Twisted bulk-boundary correspondence of fragile topology

Exploiting topological features in materials is being pursued as a route to build in robustness of particular properties. Stemming from crystalline symmetries, such topological protection renders the properties robust against defects and provides a platform of rich physics to be studied. Recent developments have revealed the existence of so-called fragile topological phases, where the means of classification due to symmetry is unclear. Z.-D. Song et al. and Peri et al. present a combined theoretical and experimental approach to identify, classify, and measure the properties of fragile topological phases.
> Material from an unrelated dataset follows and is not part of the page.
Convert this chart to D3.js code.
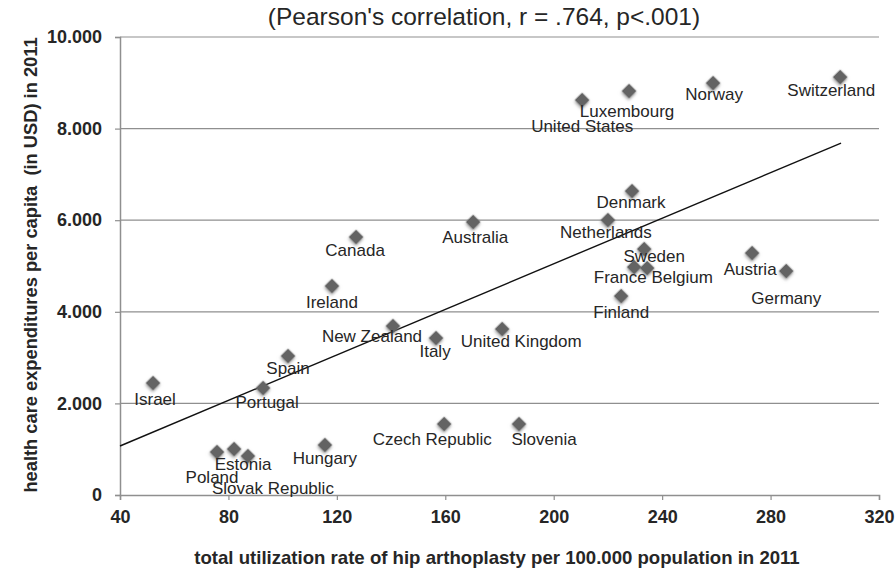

By invoking twisted boundary conditions, they are able to describe the properties of fragile topological states and verify the expected experimental signature in an acoustic crystal. Understanding how fragile topology arises could be used to develop new materials with exotic properties. Science , this issue p. 794 , p. 797 A better understanding of fragile topological phases could lead to the development of materials with exotic properties. A topological insulator reveals its nontrivial bulk through the presence of gapless edge states: This is called the bulk-boundary correspondence. However, the recent discovery of “fragile” topological states with no gapless edges casts doubt on this concept. We propose a generalization of the bulk-boundary correspondence: a transformation under which the gap between the fragile phase and other bands must close. We derive specific twisted boundary conditions (TBCs) that can detect all the two-dimensional eigenvalue fragile phases. We develop the concept of real-space invariants, local good quantum numbers in real space, which fully characterize these phases and determine the number of gap closings under the TBCs. Realizations of the TBCs in metamaterials are proposed, thereby providing a route to their experimental verification.